Tuesday, August 10, 2021

10 August 2021 - a cheerful giver


“Amen, amen, I say to you,
unless a grain of wheat falls to the ground and dies,
it remains just a grain of wheat;
but if it dies, it produces much fruit.

Our lives, closed in on themselves, held tightly and not offered to others, remain as grains, small, hard, and not very useful. Seeds do not exist to remain as seeds, but rather to be transformed and grow. When the winds of the spirit blow we must allow ourselves to be shaken free from whatever plants have held us secure until then. We must allow ourselves to be seeds scattered even though it means the soil will cover us, even though we ourselves will be cracked open so that new life can emerge. This will likely be disorienting and painful, but the results will be worth it.

Whoever loves his life loses it,
and whoever hates his life in this world
will preserve it for eternal life.

If we love our life, as we currently have it, we will lose it. As time passes, we ought to begin to discover this even before our lives are over and our decisions are final, as the passage of time forces us to let go of more and more. If, before then our final hour, we can see the bigger picture, then we can allow our lives to be given so that something more may come of them. We can recognize ourselves as seeds that are meant to eventually bear fruit as plants, and therefore commit ourselves to lives offered in order to bear fruit. We can recognize when we are being tempted to live in a way that is apparently an attempt to remain a seed forever, to build up walls, and cling to safety. When we recognize temptations like this for what they are they are easier to overcome.

Whoever serves me must follow me,
and where I am, there also will my servant be.

Since we see around us so many abortive seeds that never became plants it is especially helpful that Jesus first demonstrated himself the way he would ask us to follow later. Jesus never for a single moment thought to remain a seed. His life was always directed toward the mission, toward the cross, toward the tree of life that would bear for us the ultimate fruit.

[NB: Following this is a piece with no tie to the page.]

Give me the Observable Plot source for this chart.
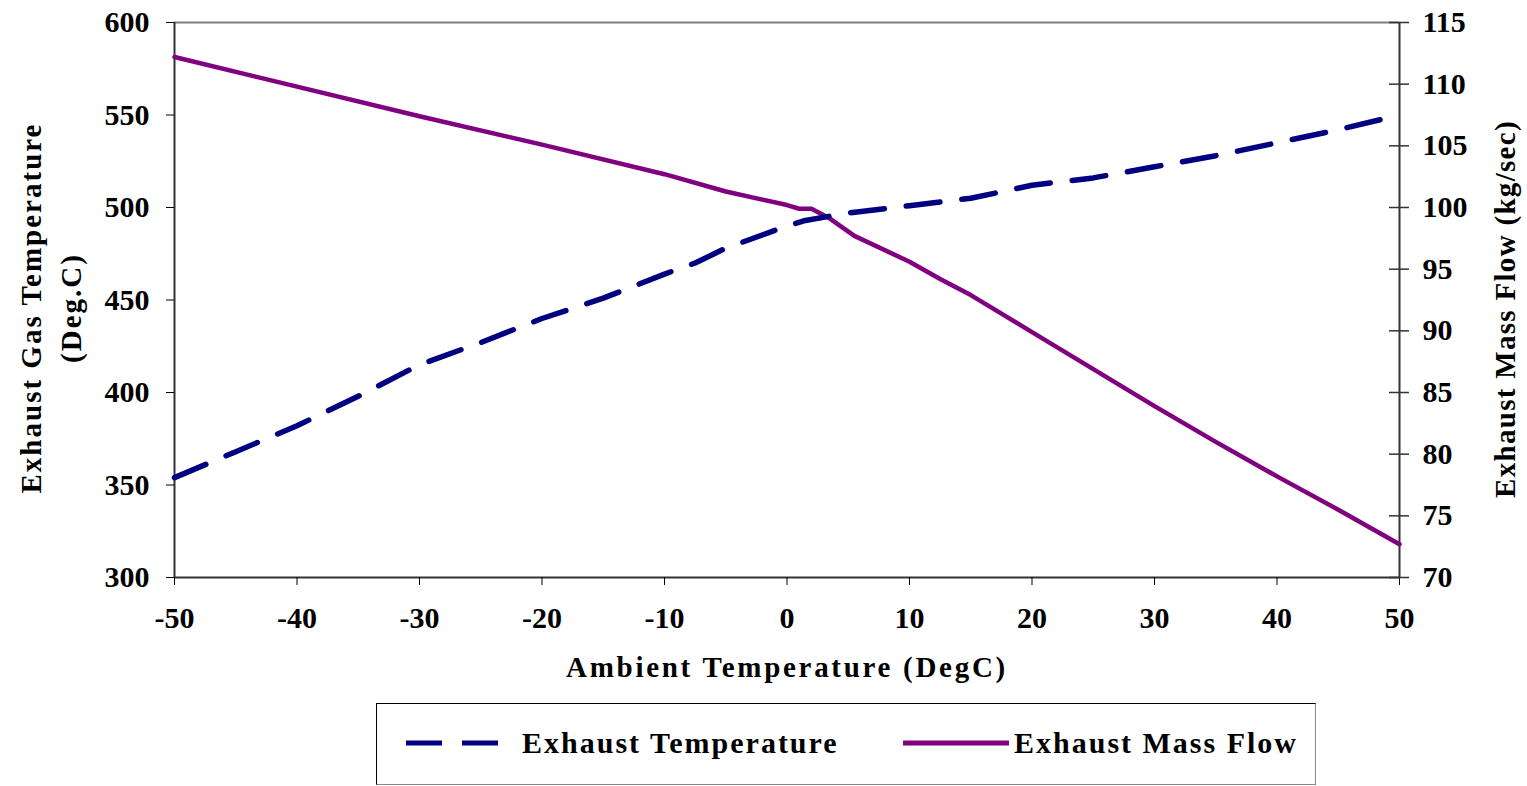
<!DOCTYPE html>
<html>
<head>
<meta charset="utf-8">
<script src="https://cdn.jsdelivr.net/npm/d3@7"></script>
<script src="https://cdn.jsdelivr.net/npm/@observablehq/plot@0.6"></script>
<style>
  body { margin: 0; background: #fff; font-family: "Liberation Serif", "Times New Roman", serif; }
  #wrap { position: relative; width: 1527px; height: 786px; }
  .xtitle text { letter-spacing: 2.7px; }
  .ltitle text { letter-spacing: 2px; }
  .rtitle text { letter-spacing: 1.3px; }
  #legend { position: absolute; left: 376px; top: 703px; width: 938px; height: 80px;
            border: 1px solid #000; border-right-color: #888; border-bottom-color: #888; }
  #legend .item { position: absolute; top: 0; height: 78px; display: flex; align-items: center;
            font: bold 30px "Liberation Serif", serif; letter-spacing: 2px; color: #000; }
</style>
</head>
<body>
<div id="wrap"><div id="chart"></div><div id="legend"></div></div>
<script>
// ---- data ----
const tempAmbient = [-50,-45,-40,-35,-30,-25,-20,-15,-10,-7.5,-5,0,1.5,5,10,15,20,25,30,35,40,45,50];
const exhaustTemp = [354,368,382,398,415,427,440,451,464,470,478,490,493,497,501,505,512,516,522,528,535,542,550];

const flowAmbient = [-50,-40,-30,-20,-10,-5,0,1,2,3.5,5.5,10,12.5,15,20,25,30,35,40,45,50];
const exhaustFlow = [112.2,109.8,107.4,105.1,102.7,101.3,100.2,99.9,99.9,99.1,97.7,95.6,94.2,92.9,89.9,86.9,83.9,81.0,78.2,75.5,72.7];

const xTicks = [-50,-40,-30,-20,-10,0,10,20,30,40,50];
const leftTicks = [300,350,400,450,500,550,600];
const rightTicks = [70,75,80,85,90,95,100,105,110,115];

const xDomain = [-50, 50];
const leftDomain = [300, 600];
const rightDomain = [70, 115];

const tempColor = "#000080";
const flowColor = "#800080";

// map right-axis values onto the left scale
const toLeft = v => leftDomain[0] + (v - rightDomain[0]) * (leftDomain[1] - leftDomain[0]) / (rightDomain[1] - rightDomain[0]);
const fromLeft = v => rightDomain[0] + (v - leftDomain[0]) * (rightDomain[1] - rightDomain[0]) / (leftDomain[1] - leftDomain[0]);

const tempData = tempAmbient.map((x, i) => ({x, y: exhaustTemp[i]}));
const flowData = flowAmbient.map((x, i) => ({x, y: exhaustFlow[i]}));

const font = "Liberation Serif";
const tickFont = 30;
const chart = Plot.plot({
  width: 1527,
  height: 700,
  marginLeft: 174,
  marginRight: 128,
  marginTop: 22,
  marginBottom: 123,
  style: { fontFamily: font, fontSize: "28px", fontWeight: "bold", color: "#000", background: "#fff" },
  x: { domain: xDomain },
  y: { domain: leftDomain },
  marks: [
    // frame
    Plot.ruleY([leftDomain[1]], { stroke: "#808080", strokeWidth: 2 }),
    Plot.ruleY([leftDomain[0]], { stroke: "#333", strokeWidth: 2 }),
    Plot.ruleX([xDomain[0]], { stroke: "#333", strokeWidth: 2 }),
    Plot.ruleX([xDomain[1]], { stroke: "#333", strokeWidth: 2 }),
    // axes
    Plot.axisX({ ticks: xTicks, tickSize: 8, tickPadding: 21, label: null, tickFormat: d => String(d), fontSize: tickFont }),
    Plot.axisY({ anchor: "left", ticks: leftTicks, tickSize: 8, tickPadding: 17, label: null, fontSize: tickFont }),
    Plot.ruleY(rightTicks, { y: d => toLeft(d), x1: xDomain[1], x2: xDomain[1], insetLeft: -10, insetRight: -10, stroke: "#333", strokeWidth: 1.5 }),
    Plot.axisY({ anchor: "right", ticks: rightTicks.map(toLeft), tickSize: 0, tickPadding: 23, label: null,
                 tickFormat: d => String(Math.round(fromLeft(d))), fontSize: tickFont }),
    // series
    Plot.line(flowData, { x: "x", y: d => toLeft(d.y), stroke: flowColor, strokeWidth: 4.5, curve: "linear" }),
    Plot.line(tempData, { x: "x", y: "y", stroke: tempColor, strokeWidth: 5.5, strokeDasharray: "34,22", curve: "linear" }),
    // axis titles
    Plot.text(["Ambient Temperature (DegC)"], { frameAnchor: "bottom", dy: 99, fontSize: 29, fontWeight: "bold", className: "xtitle" }),
    Plot.text(["Exhaust Gas Temperature\n(Deg.C)"], { frameAnchor: "left", textAnchor: "middle", dx: -126, dy: 8, rotate: -90, lineHeight: 1.36, fontSize: 29, fontWeight: "bold", className: "ltitle" }),
    Plot.text(["Exhaust Mass Flow (kg/sec)"], { frameAnchor: "right", textAnchor: "middle", dx: 106, dy: 9, rotate: -90, fontSize: 29, fontWeight: "bold", className: "rtitle" })
  ]
});
document.getElementById("chart").appendChild(chart);

// legend
const legend = document.getElementById("legend");
function addItem(left, label, color, dash, gap) {
  const item = document.createElement("div");
  item.className = "item";
  item.style.left = left + "px";
  const svg = d3.create("svg").attr("width", 106).attr("height", 12).style("margin-right", gap + "px");
  svg.append("line").attr("x1", 0).attr("x2", 106).attr("y1", 6).attr("y2", 6)
     .attr("stroke", color).attr("stroke-width", 5).attr("stroke-dasharray", dash || null);
  item.appendChild(svg.node());
  const span = document.createElement("span");
  span.textContent = label;
  item.appendChild(span);
  legend.appendChild(item);
}
addItem(29, "Exhaust Temperature", tempColor, "36,20", 10);
addItem(526, "Exhaust Mass Flow", flowColor, null, 5);
</script>
</body>
</html>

Each must do as already determined, without sadness or compulsion,
for God loves a cheerful giver.

It is not only as martyrs that we give our lives. Every little act of love counts. Bit by bit we break out of our shells and begin to push free from the soil toward the sun. Yet there is no gift that God asks for us, time, talent, treasure, or indeed our very lives that he does not desire us to give cheerfully. Saint Lawrence was so close to God that even though he was being roasted alive he was still reputed to have been able to say, "Turn me over, I'm done on this side." And whether or not that story is apocryphal it nevertheless makes a great point of the goal, gifts offered without reluctance, without complaining. Since it is God himself who supplies everything we have to offer we too can learn to offer it cheerfully back to him who provided it.

Moreover, God is able to make every grace abundant for you,
so that in all things, always having all you need,
you may have an abundance for every good work.